= Charles Massi =

Central African politician

Charles Massi (25 July 1952 - 8 January 2010) was a Central African politician and rebel leader. Massi served as a minister in the government of the Central African Republic during the 1990s and again from 2005 to 2008; he was also the President of the Democratic Forum for Modernity (FODEM) party from 1997 to 2008. He became a rebel leader in 2008, heading the Convention of Patriots for Justice and Peace (CPJP).

Massi was apparently killed by the government under unclear circumstances in January 2010.

==Political career==

Massi was born in Baboua, Nana-Mambéré Prefecture. He was President of the Committee for Information and the Defense of Democracy, which he founded on November 17, 1991. After the victory of Ange-Felix Patassé of the Movement for the Liberation of the Central African People (MLPC) in the August 1993 presidential election, Massi joined the government of Prime Minister Jean-Luc Mandaba as Minister of Energy and Mineral Resources in October 1993, remaining in this position until June 1996. On February 6, 1997, he became Minister of Agriculture and Animal Husbandry.

Massi founded FODEM on 27 November 1997 and was dismissed from the government in December, due to the establishment of FODEM and, according to Massi, his opposition to corruption. FODEM was legally recognized on 4 May 1998. He served as a Deputy from Baboua in the National Assembly from 1998 until François Bozizé seized power from Patassé in March 2003.

Running as the FODEM candidate in the presidential election held on 19 September 1999, Massi placed eighth out of ten candidates, winning 1.31% of the vote.

After Bozizé took power, Massi was elected as Second Vice-president of the National Transitional Council on 14 June 2003, serving in that capacity until the new National Assembly was installed in June 2005. Massi was again elected to the National Assembly from Baboua in the second round of the 2005 parliamentary election, held in May, receiving 52.39% of the vote and defeating Gon Baba.

Massi also participated in the first round of the 2005 presidential election, held along with the parliamentary first round on 13 March, as the FODEM candidate. Prior to the election, his presidential candidacy was rejected, along with a number of other candidates, by the Constitutional Court on December 30, 2004; however, on January 4, 2005, Bozizé announced that Massi, along with two other initially barred candidates, would be allowed to run. In the election, he placed fifth out of eleven candidates, receiving 3.22% of the vote. On April 21, Massi signed an agreement to support Bozizé in the second round of the election, and after Bozizé's victory, Massi became Minister of State for Equipment, Transport and Civil Aviation in the government of Prime Minister Élie Doté, which was named on June 19, 2005. In a cabinet reshuffle on September 2, 2006, he was instead appointed as Minister of State for Rural Development; he served in the latter position until he was excluded from the government of Prime Minister Faustin Archange Touadéra in January 2008.

===Rebellion and death===
A few months after his dismissal, on 12 May 2008, Massi was appointed as Political Coordinator for the rebel group Union of Democratic Forces for Unity (UFDR); FODEM responded to this by suspending Massi from the party on 16 May, and he was expelled from the Presidential Majority on 18 May. FODEM established a provisional political bureau on 22 May 2008 with Joseph Garba Ouangolé as president, and it expelled Massi from its ranks.
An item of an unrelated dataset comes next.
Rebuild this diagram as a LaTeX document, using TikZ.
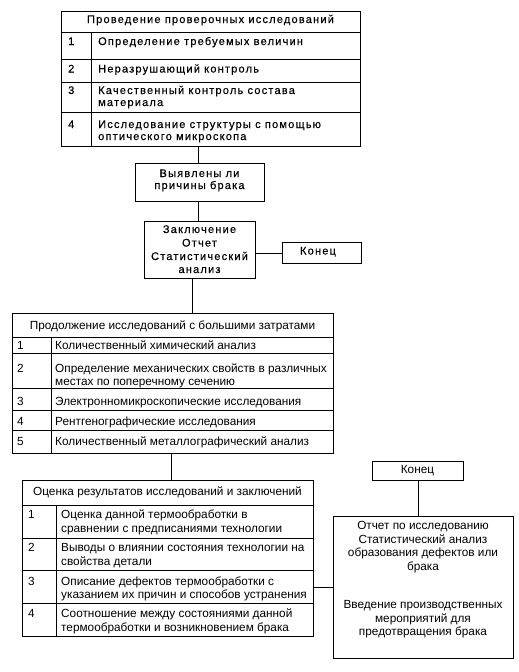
\documentclass[tikz,border=0pt]{standalone}
\usepackage{fontspec}
\setmainfont{Liberation Sans}
\newfontfamily\topfont[LetterSpace=11,FakeBold=0.3]{Liberation Sans}
\begin{document}
\begin{tikzpicture}[x=1pt,y=-1pt,
  box/.style={draw, line width=0.9pt, inner sep=0pt},
  conn/.style={draw, line width=0.9pt},
  rowline/.style={line width=0.9pt},
  ttxt/.style={inner sep=0pt, font=\topfont\fontsize{11}{12}\selectfont},
  ltxt/.style={inner sep=0pt, font=\fontsize{11.8}{13.5}\selectfont}
]
\useasboundingbox (0,0) rectangle (519,672);
% ---------- top table
\node[box, anchor=north west, minimum width=299pt, minimum height=135pt] (t1) at (61,11) {};
\draw[rowline] (61,32) -- (360,32);
\draw[rowline] (61,59) -- (360,59);
\draw[rowline] (61,82) -- (360,82);
\draw[rowline] (61,112) -- (360,112);
\draw[rowline] (91,32) -- (91,146);
\node[ttxt, anchor=base] (t1h) at (210.5,23) {Проведение проверочных исследований};
\node[ttxt, anchor=base west] (t1n1) at (68,45) {1};
\node[ttxt, anchor=base west] (t1r1) at (98,45) {Определение требуемых величин};
\node[ttxt, anchor=base west] (t1n2) at (68,72.5) {2};
\node[ttxt, anchor=base west] (t1r2) at (98,72.5) {Неразрушающий контроль};
\node[ttxt, anchor=base west] (t1n3) at (68,94) {3};
\node[ttxt, anchor=base west] (t1r3a) at (98,94) {Качественный контроль состава};
\node[ttxt, anchor=base west] (t1r3b) at (98,106) {материала};
\node[ttxt, anchor=base west] (t1n4) at (68,128) {4};
\node[ttxt, anchor=base west] (t1r4a) at (98,128) {Исследование структуры с помощью};
\node[ttxt, anchor=base west] (t1r4b) at (98,140) {оптического микроскопа};
% ---------- question box
\node[box, anchor=north west, minimum width=129pt, minimum height=38pt] (q) at (135,163) {};
\node[ttxt, anchor=base] (q1) at (199.5,177) {Выявлены ли};
\node[ttxt, anchor=base] (q2) at (199.5,189) {причины брака};
% ---------- conclusion box
\node[box, anchor=north west, minimum width=111pt, minimum height=57pt] (c) at (144,221) {};
\node[ttxt, anchor=base] (c1) at (199.5,233) {Заключение};
\node[ttxt, anchor=base] (c2) at (199.5,246.5) {Отчет};
\node[ttxt, anchor=base] (c3) at (199.5,260) {Статистический};
\node[ttxt, anchor=base] (c4) at (199.5,273) {анализ};
% ---------- end 1
\node[box, anchor=north west, minimum width=79pt, minimum height=21pt] (e1) at (282,242) {};
\node[ttxt, anchor=base] (e1t) at (318,254.5) {Конец};
% ---------- table 2
\node[box, anchor=north west, minimum width=321pt, minimum height=140pt] (t2) at (12,313) {};
\draw[rowline] (12,337) -- (333,337);
\draw[rowline] (12,353) -- (333,353);
\draw[rowline] (12,388) -- (333,388);
\draw[rowline] (12,410) -- (333,410);
\draw[rowline] (12,430) -- (333,430);
\draw[rowline] (51,337) -- (51,453);
\node[ltxt, anchor=base] (t2h) at (172.5,329) {Продолжение исследований с большими затратами};
\node[ltxt, anchor=base west] (t2n1) at (17,349) {1};
\node[ltxt, anchor=base west] (t2r1) at (55,349) {Количественный химический анализ};
\node[ltxt, anchor=base west] (t2n2) at (17,372) {2};
\node[ltxt, anchor=base west] (t2r2a) at (55,372) {Определение механических свойств в различных};
\node[ltxt, anchor=base west] (t2r2b) at (55,385) {местах по поперечному сечению};
\node[ltxt, anchor=base west] (t2n3) at (17,405.5) {3};
\node[ltxt, anchor=base west] (t2r3) at (55,405.5) {Электронномикроскопические исследования};
\node[ltxt, anchor=base west] (t2n4) at (17,425) {4};
\node[ltxt, anchor=base west] (t2r4) at (55,425) {Рентгенографические исследования};
\node[ltxt, anchor=base west] (t2n5) at (17,445.5) {5};
\node[ltxt, anchor=base west] (t2r5) at (55,445.5) {Количественный металлографический анализ};
% ---------- table 3
\node[box, anchor=north west, minimum width=291pt, minimum height=156pt] (t3) at (22,480) {};
\draw[rowline] (22,505) -- (313,505);
\draw[rowline] (22,538) -- (313,538);
\draw[rowline] (22,570) -- (313,570);
\draw[rowline] (22,603) -- (313,603);
\draw[rowline] (56,505) -- (56,636);
\node[ltxt, anchor=base] (t3h) at (167.5,495) {Оценка результатов исследований и заключений};
\node[ltxt, anchor=base west] (t3n1) at (28,518.5) {1};
\node[ltxt, anchor=base west] (t3r1a) at (61,518.5) {Оценка данной термообработки в};
\node[ltxt, anchor=base west] (t3r1b) at (61,532.5) {сравнении с предписаниями технологии};
\node[ltxt, anchor=base west] (t3n2) at (28,551.5) {2};
\node[ltxt, anchor=base west] (t3r2a) at (61,551.5) {Выводы о влиянии состояния технологии на};
\node[ltxt, anchor=base west] (t3r2b) at (61,565) {свойства детали};
\node[ltxt, anchor=base west] (t3n3) at (28,585) {3};
\node[ltxt, anchor=base west] (t3r3a) at (61,585) {Описание дефектов термообработки с};
\node[ltxt, anchor=base west] (t3r3b) at (61,598.5) {указанием их причин и способов устранения};
\node[ltxt, anchor=base west] (t3n4) at (28,617) {4};
\node[ltxt, anchor=base west] (t3r4a) at (61,617) {Соотношение между состояниями данной};
\node[ltxt, anchor=base west] (t3r4b) at (61,631) {термообработки и возникновением брака};
% ---------- end 2
\node[box, anchor=north west, minimum width=91pt, minimum height=19pt] (e2) at (372,461) {};
\node[ltxt, anchor=base] (e2t) at (417.5,473.5) {Конец};
% ---------- report box
\node[box, anchor=north west, minimum width=180pt, minimum height=142pt] (r) at (333,516) {};
\node[ltxt, anchor=base] (r1) at (423,529.5) {Отчет по исследованию};
\node[ltxt, anchor=base] (r2) at (423,543) {Статистический анализ};
\node[ltxt, anchor=base] (r3) at (423,556.5) {образования дефектов или};
\node[ltxt, anchor=base] (r4) at (423,570) {брака};
\node[ltxt, anchor=base] (r5) at (423,608.5) {Введение производственных};
\node[ltxt, anchor=base] (r6) at (423,622) {мероприятий для};
\node[ltxt, anchor=base] (r7) at (423,635.5) {предотвращения брака};
% ---------- connectors
\draw[conn] (t1.south -| 198,0) -- (198,163 |- q.north);
\draw[conn] (q.south -| 198,0) -- (198,221 |- c.north);
\draw[conn] (c.east |- e1.west) -- (e1.west);
\draw[conn] (c.south -| 192,0) -- (192,313 |- t2.north);
\draw[conn] (t2.south -| 171,0) -- (171,480 |- t3.north);
\draw[conn] (t3.east |- r.west) -- (r.west);
\draw[conn] (e2.south) -- (e2.south |- r.north);
\end{tikzpicture}
\end{document}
In early June 2009, Massi attempted to enter the Central African Republic from Chad and was arrested by the Chadian authorities, who announced that they would put him on trial for "attempting to destabilize a neighbouring country". The Chadians reportedly released Massi after a time, however. Massi's group, then called the Convention of Patriots for Justice and Peace (CPJP), continued to fight the government in the northwest of the Central African Republic; by that point it was the only rebel group still active.

Massi's wife Denise and the CPJP said on 16 January 2010 that Massi, who they said was held at the Central African prison of Bossembélé, had died on 8 January from the effects of torture. Their information was said to have come from sources at Bossembele as well as sources around the Presidency. If they were wrong in believing Massi was dead, their statement called on Bozizé to prove he was still alive. The Central African Ministry of Defense formally denied killing Massi in a statement on 21 January and said that the government did not know where he was.

Later, on 30 January 2010, President Bozizé acknowledged that Massi had been killed, although he provided no details. He was dismissive of the concerns of human rights groups, saying that those groups had not shown similar concern "when 15 of our soldiers were killed by Massi's rebels". Furthermore, he said that he had told the French ambassador "that Mrs. Massi should have advised her husband not to take part in a rebellion against me". Nevertheless, the matter remained confused. Although Massi's family believed him to be dead, an official legal investigation announced in August 2010 that it had found no evidence to suggest that Massi had died at Bossembélé, and it said that Massi was accordingly considered to be missing and "presumed alive".